After nearly 18 years at the helm, Judge Erwin Spainhour is stepping down as chairman of the North Carolina Sentencing and Policy Advisory Commission. Today’s post takes a moment to recognize his service and the good work done by the Commission under his leadership.
A superior court judge from District 19A (Cabarrus County), Judge Spainhour has served on the Sentencing Commission since 1998. For his first year on the Commission he was the representative of the Conference of Superior Court Judges. He was then appointed chairman in 1999. He was the body’s second chairman, succeeding Judge Tom Ross.
Judge Spainhour began his tenure during the relative infancy of Structured Sentencing, which came into effect in 1994 and was reaching full swing by 1998. He helped assemble an expert staff that issues the statistical reports, recidivism reports, legislative reports, and correctional population projections that are all essential parts of staying true to Structured Sentencing’s guiding principles of consistency, truthfulness, and predictable resource allocation.
The judge then led the Commission through what might be described as its adolescence: the response to Blakely v. Washington and the constitutional requirement that aggravating factors be proved to a jury beyond a reasonable doubt. Justice O’Connor wrote in her Blakely dissent that the Court’s holding in the case would cause states to “trim or eliminate altogether their sentencing guidelines schemes . . . .” 542 U.S. 296, 314 (2004) (O’Connor, J., dissenting). “What I have feared most,” she wrote, “has now come to pass: Over 20 years of sentencing reform are all but lost.” Id. at 327. She did not think states would be able to restructure their grid-based systems to accommodate the procedural demands of jury proof.
North Carolina found a way. Judge Spainhour chaired the Commission’s Blakely subcommittee, which reported to the General Assembly in 2005 on what changes would need to be made to Structured Sentencing to bring it into compliance with Sixth Amendment jury trial right as interpreted in Blakely. Those recommended changes became law later that year. And so our experiment in legislatively guided judicial discretion continues.
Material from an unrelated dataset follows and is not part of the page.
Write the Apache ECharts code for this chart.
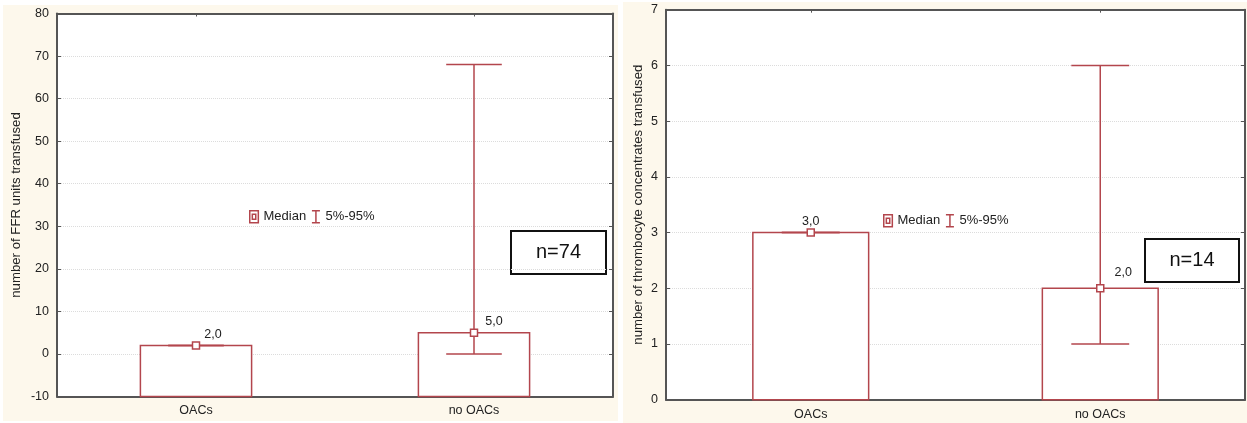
<!DOCTYPE html>
<html>
<head>
<meta charset="utf-8">
<script src="https://cdn.jsdelivr.net/npm/echarts@6/dist/echarts.min.js"></script>
<style>
html,body{margin:0;padding:0;background:#fff;}
#c{width:1247px;height:423px;}
</style>
</head>
<body>
<div id="c"></div>
<script>
// ---- data ----
const categories = ['OACs', 'no OACs'];
// chart 1: FFR units
const ffrMedian = [2.0, 5.0];
const ffrLow = [2.0, 0];
const ffrHigh = [2.0, 68];
const ffrTicks = { min: -10, max: 80, interval: 10 };
const ffrN = 'n=74';
const ffrTitle = 'number of FFR units transfused';
// chart 2: thrombocyte concentrates
const tcMedian = [3.0, 2.0];
const tcLow = [3.0, 1];
const tcHigh = [3.0, 6];
const tcTicks = { min: 0, max: 7, interval: 1 };
const tcN = 'n=14';
const tcTitle = 'number of thrombocyte concentrates transfused';

// ---- style ----
const RED = '#b3464d';
const FRAME = '#555555';
const TXT = '#222222';
const CREAM = '#fdf8ec';
const FONT = 'Arial, "Liberation Sans", sans-serif';

const chart = echarts.init(document.getElementById('c'), null, { renderer: 'canvas' });

function fmt(v) { return v.toFixed(1).replace('.', ','); }

function axesFor(gi, ticks, title, nameGap) {
  const xs = [
    {
      type: 'category', gridIndex: gi, data: categories, position: 'bottom',
      axisLine: { show: true, onZero: false, lineStyle: { color: FRAME, width: 2 } },
      axisTick: { show: true, inside: true, length: 3, alignWithLabel: true, lineStyle: { color: FRAME } },
      axisLabel: { color: TXT, fontSize: 12.5, fontFamily: FONT, margin: 8 },
      splitLine: { show: false }
    },
    {
      type: 'category', gridIndex: gi, data: categories, position: 'top',
      axisLine: { show: true, onZero: false, lineStyle: { color: FRAME, width: 2 } },
      axisTick: { show: true, inside: true, length: 3, alignWithLabel: true, lineStyle: { color: FRAME } },
      axisLabel: { show: false },
      splitLine: { show: false }
    }
  ];
  const ys = [
    {
      type: 'value', gridIndex: gi, position: 'left',
      min: ticks.min, max: ticks.max, interval: ticks.interval,
      name: title, nameLocation: 'middle', nameGap: nameGap, nameRotate: 90,
      nameTextStyle: { color: TXT, fontSize: 13.2, fontFamily: FONT },
      axisLine: { show: true, onZero: false, lineStyle: { color: FRAME, width: 2 } },
      axisTick: { show: true, inside: true, length: 4, lineStyle: { color: FRAME } },
      axisLabel: { color: TXT, fontSize: 12.5, fontFamily: FONT, margin: 8 },
      splitLine: { show: true, lineStyle: { color: '#dcdcdc', type: 'dotted', width: 1 } }
    },
    {
      type: 'value', gridIndex: gi, position: 'right',
      min: ticks.min, max: ticks.max, interval: ticks.interval,
      axisLine: { show: true, onZero: false, lineStyle: { color: FRAME, width: 2 } },
      axisTick: { show: true, inside: true, length: 4, lineStyle: { color: FRAME } },
      axisLabel: { show: false },
      splitLine: { show: false }
    }
  ];
  return { xs, ys };
}

function seriesFor(gi, median, low, high, ticks, labelOffsets) {
  const xi = gi * 2, yi = gi * 2;
  const barData = median.map((v, i) => [i, v]);
  const errData = low.map((l, i) => [i, l, high[i]]);
  const medData = median.map((v, i) => ({
    value: [i, v],
    label: { offset: labelOffsets[i] }
  }));
  return [
    {
      type: 'custom', name: 'bar' + gi, xAxisIndex: xi, yAxisIndex: yi, z: 2,
      renderItem: function (params, api) {
        const c = api.value(0), v = api.value(1);
        const p = api.coord([c, v]);
        const p0 = api.coord([c, ticks.min]);
        const bw = api.size([1, 0])[0] * 0.4;
        return {
          type: 'rect',
          shape: { x: p[0] - bw / 2, y: p[1], width: bw, height: p0[1] - p[1] },
          style: { fill: '#fff', stroke: RED, lineWidth: 1.5 }
        };
      },
      encode: { x: 0, y: 1 },
      data: barData
    },
    {
      type: 'custom', name: '5%-95%', xAxisIndex: xi, yAxisIndex: yi, z: 3,
      renderItem: function (params, api) {
        const c = api.value(0);
        const lo = api.coord([c, api.value(1)]);
        const hi = api.coord([c, api.value(2)]);
        const cw = api.size([1, 0])[0] * 0.2;
        const st = { stroke: RED, lineWidth: 1.5 };
        return {
          type: 'group',
          children: [
            { type: 'line', shape: { x1: lo[0], y1: lo[1], x2: hi[0], y2: hi[1] }, style: st },
            { type: 'line', shape: { x1: lo[0] - cw / 2, y1: lo[1], x2: lo[0] + cw / 2, y2: lo[1] }, style: st },
            { type: 'line', shape: { x1: hi[0] - cw / 2, y1: hi[1], x2: hi[0] + cw / 2, y2: hi[1] }, style: st }
          ]
        };
      },
      encode: { x: 0, y: [1, 2] },
      itemStyle: { color: 'transparent', borderColor: RED },
      data: errData
    },
    {
      type: 'scatter', name: 'Median', xAxisIndex: xi, yAxisIndex: yi, z: 4,
      symbol: 'rect', symbolSize: 7,
      itemStyle: { color: '#fff', borderColor: RED, borderWidth: 1.5, opacity: 1 },
      label: {
        show: true, position: 'top', distance: 0, color: TXT, fontSize: 12.5, fontFamily: FONT,
        formatter: p => fmt(p.value[1])
      },
      emphasis: { disabled: true },
      data: medData
    }
  ];
}

const a1 = axesFor(0, ffrTicks, ffrTitle, 34);
const a2 = axesFor(1, tcTicks, tcTitle, 21);

const medianIcon = 'path://M0,0L10,0L10,14L0,14Z M3,4L7,4L7,10L3,10Z';
const errIcon = 'path://M0,0L8,0M4,0L4,12M0,12L8,12';

function legendAt(left, top) {
  return {
    left: left, top: top, orient: 'horizontal', selectedMode: false,
    itemWidth: 9, itemHeight: 12, itemGap: 5,
    textStyle: { color: TXT, fontSize: 13, fontFamily: FONT },
    data: [
      { name: 'Median', icon: medianIcon, itemStyle: { color: '#fff', borderColor: RED, borderWidth: 1.5 } },
      { name: '5%-95%', icon: errIcon, itemStyle: { color: 'transparent', borderColor: RED, borderWidth: 1.5 } }
    ]
  };
}

function nBox(x, y, w, h, text) {
  return {
    type: 'group', left: x, top: y, z: 100,
    children: [
      { type: 'rect', shape: { x: 0, y: 0, width: w, height: h }, style: { fill: '#fff', stroke: '#111', lineWidth: 2 } },
      { type: 'text', x: w / 2, y: h / 2, style: { text: text, fill: '#111', font: '20px ' + FONT, textAlign: 'center', textVerticalAlign: 'middle' } }
    ]
  };
}

const option = {
  backgroundColor: '#fff',
  animation: false,
  graphic: [
    { type: 'rect', left: 3, top: 5, z: -10, silent: true, shape: { width: 615, height: 416 }, style: { fill: CREAM } },
    { type: 'rect', left: 623, top: 2, z: -10, silent: true, shape: { width: 624, height: 421 }, style: { fill: CREAM } },
    nBox(510, 230, 95, 43, ffrN),
    nBox(1144, 238, 94, 43, tcN)
  ],
  grid: [
    { left: 57, top: 13.5, width: 556, height: 383, show: true, backgroundColor: '#fff', borderWidth: 0, containLabel: false },
    { left: 666, top: 9.7, width: 579, height: 390, show: true, backgroundColor: '#fff', borderWidth: 0, containLabel: false }
  ],
  legend: [legendAt(244, 205), legendAt(878, 209)],
  xAxis: a1.xs.concat(a2.xs),
  yAxis: a1.ys.concat(a2.ys),
  series: seriesFor(0, ffrMedian, ffrLow, ffrHigh, ffrTicks, [[17, 0], [20, 0]])
    .concat(seriesFor(1, tcMedian, tcLow, tcHigh, tcTicks, [[0, 0], [23, -5]]))
};
chart.setOption(option);
</script>
</body>
</html>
Judge Spainhour also shepherded the Commission into the Justice Reinvestment era. From 2009 until the Justice Reinvestment Act became law in 2011, the Commission was the hub of the JR conversation, bringing together the key stakeholders from the legislature, the courts, the correctional system, and the sheriffs’ offices who would reshape portions of the state’s approach to sentencing and probation. The Commission’s annual Justice Reinvestment Act implementation reports provide an ongoing analysis of how sentencing practices have changed since then. I don’t think we’ll know for a few years what Justice Reinvestment really was for Structured Sentencing. A rebellious college period? A midlife crisis? Too soon to say, perhaps. Regardless, nerds like me know that much of what wound up in the Justice Reinvestment Act originated in a report on sentencing alternatives prepared by the Commission under Judge Spainhour’s leadership—in 2002.
Wherever we turn out to be in the life cycle of Structured Sentencing, it’s fair to say that much of what we know about it (and many other sentencing-related topics), we know better thanks to Judge Spainhour’s Commission. He surely logged thousands of miles driving back and forth to Raleigh, but I never saw him lead a meeting—and there were lots of them—with anything other than thoughtful diligence, good cheer, and gratitude for the hard work of the Commission staff.
At last week’s Commission meeting, Chief Justice Martin presented Judge Spainhour with the Friend of the Court award—the highest award given by the judicial branch. It was also announced that Charlie Brown, chief district court judge for District 19C (Rowan County) and Commission member since 2008, will assume the chair next month.
Sincere best wishes and thanks to Judge Spainhour for a job well done.